The data
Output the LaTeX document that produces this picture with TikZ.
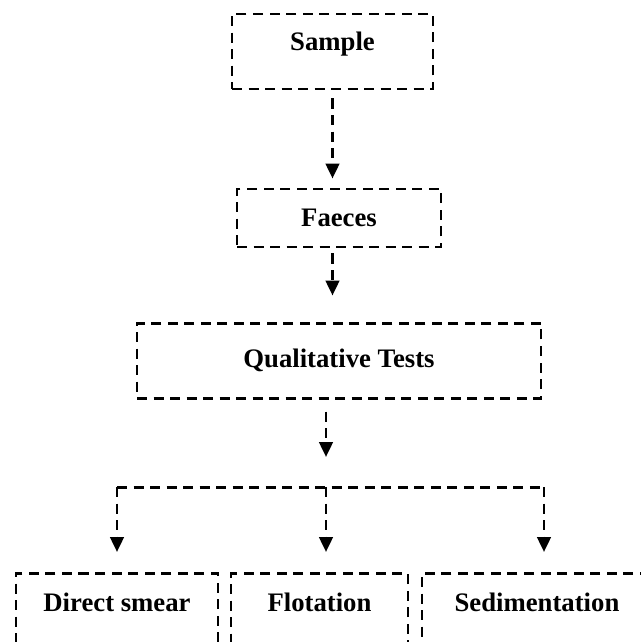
\documentclass[tikz,border=0pt]{standalone}
\usepackage{fontspec}
\setmainfont{Liberation Serif}
\usetikzlibrary{arrows.meta}

\begin{document}
\begin{tikzpicture}[
  stage/.style={draw=black, line width=1.7pt, dash pattern=on 5.7pt off 3.7pt,
                inner sep=0pt, align=center,
                font=\fontsize{15.2}{17}\selectfont\bfseries},
  method/.style={stage, anchor=north, text height=0.76cm, text depth=1.2cm},
  link/.style={-{Triangle[length=0.3cm, width=0.27cm]}, line width=1.7pt,
               dash pattern=on 5.7pt off 3.7pt},
  branch/.style={line width=1.7pt, dash pattern=on 5.7pt off 3.7pt}
]
\clip (0,0) rectangle (12.82,-12.84);
\node[stage, minimum width=4.02cm, minimum height=1.5cm, text depth=0.42cm]
  (sample) at (6.65,-1.03) {Sample};
\node[stage, minimum width=4.08cm, minimum height=1.16cm]
  (faeces) at (6.78,-4.36) {Faeces};
\node[stage, minimum width=8.08cm, minimum height=1.5cm]
  (qual) at (6.78,-7.21) {Qualitative Tests};
\node[method, minimum width=4.04cm] (smear) at (2.34,-11.44) {Direct smear};
\node[method, minimum width=3.54cm] (flot) at (6.39,-11.44) {Flotation};
\node[method, minimum width=4.6cm] (sedim) at (10.74,-11.44) {Sedimentation};
\coordinate (split) at (6.52,-9.74);
\coordinate (left) at (2.34,-9.74);
\coordinate (right) at (10.88,-9.74);
\draw[link, shorten <=0.16cm, shorten >=0.18cm]
  (sample.south) -- (sample.south |- faeces.north);
\draw[link, shorten <=0.1cm, shorten >=0.52cm]
  (sample.south |- faeces.south) -- (sample.south |- qual.north);
\draw[link, shorten <=0.24cm, shorten >=0.6cm] (split |- qual.south) -- (split);
\draw[branch] (left) -- (right);
\draw[link, shorten >=0.4cm] (left) -- (left |- smear.north);
\draw[link, shorten >=0.4cm] (split) -- (split |- flot.north);
\draw[link, shorten >=0.4cm] (right) -- (right |- sedim.north);
\end{tikzpicture}
\end{document}
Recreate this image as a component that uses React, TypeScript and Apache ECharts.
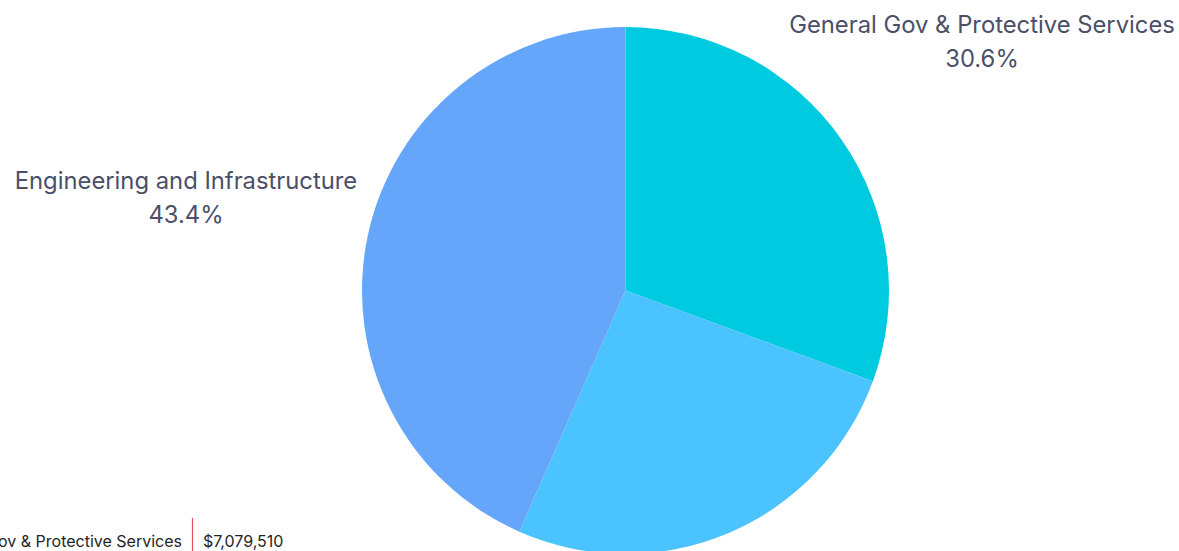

What to produce
Pictures appear in the records above. Output everything except them, exactly.

Exercise output
Output the LaTeX document that produces this picture with TikZ.
\documentclass[tikz,border=0pt]{standalone}
\usepackage{fontspec}
\setmainfont{Liberation Serif}
\usetikzlibrary{arrows.meta}

\begin{document}
\begin{tikzpicture}[
  stage/.style={draw=black, line width=1.7pt, dash pattern=on 5.7pt off 3.7pt,
                inner sep=0pt, align=center,
                font=\fontsize{15.2}{17}\selectfont\bfseries},
  method/.style={stage, anchor=north, text height=0.76cm, text depth=1.2cm},
  link/.style={-{Triangle[length=0.3cm, width=0.27cm]}, line width=1.7pt,
               dash pattern=on 5.7pt off 3.7pt},
  branch/.style={line width=1.7pt, dash pattern=on 5.7pt off 3.7pt}
]
\clip (0,0) rectangle (12.82,-12.84);
\node[stage, minimum width=4.02cm, minimum height=1.5cm, text depth=0.42cm]
  (sample) at (6.65,-1.03) {Sample};
\node[stage, minimum width=4.08cm, minimum height=1.16cm]
  (faeces) at (6.78,-4.36) {Faeces};
\node[stage, minimum width=8.08cm, minimum height=1.5cm]
  (qual) at (6.78,-7.21) {Qualitative Tests};
\node[method, minimum width=4.04cm] (smear) at (2.34,-11.44) {Direct smear};
\node[method, minimum width=3.54cm] (flot) at (6.39,-11.44) {Flotation};
\node[method, minimum width=4.6cm] (sedim) at (10.74,-11.44) {Sedimentation};
\coordinate (split) at (6.52,-9.74);
\coordinate (left) at (2.34,-9.74);
\coordinate (right) at (10.88,-9.74);
\draw[link, shorten <=0.16cm, shorten >=0.18cm]
  (sample.south) -- (sample.south |- faeces.north);
\draw[link, shorten <=0.1cm, shorten >=0.52cm]
  (sample.south |- faeces.south) -- (sample.south |- qual.north);
\draw[link, shorten <=0.24cm, shorten >=0.6cm] (split |- qual.south) -- (split);
\draw[branch] (left) -- (right);
\draw[link, shorten >=0.4cm] (left) -- (left |- smear.north);
\draw[link, shorten >=0.4cm] (split) -- (split |- flot.north);
\draw[link, shorten >=0.4cm] (right) -- (right |- sedim.north);
\end{tikzpicture}
\end{document}
Recreate this image as a component that uses React, TypeScript and Apache ECharts.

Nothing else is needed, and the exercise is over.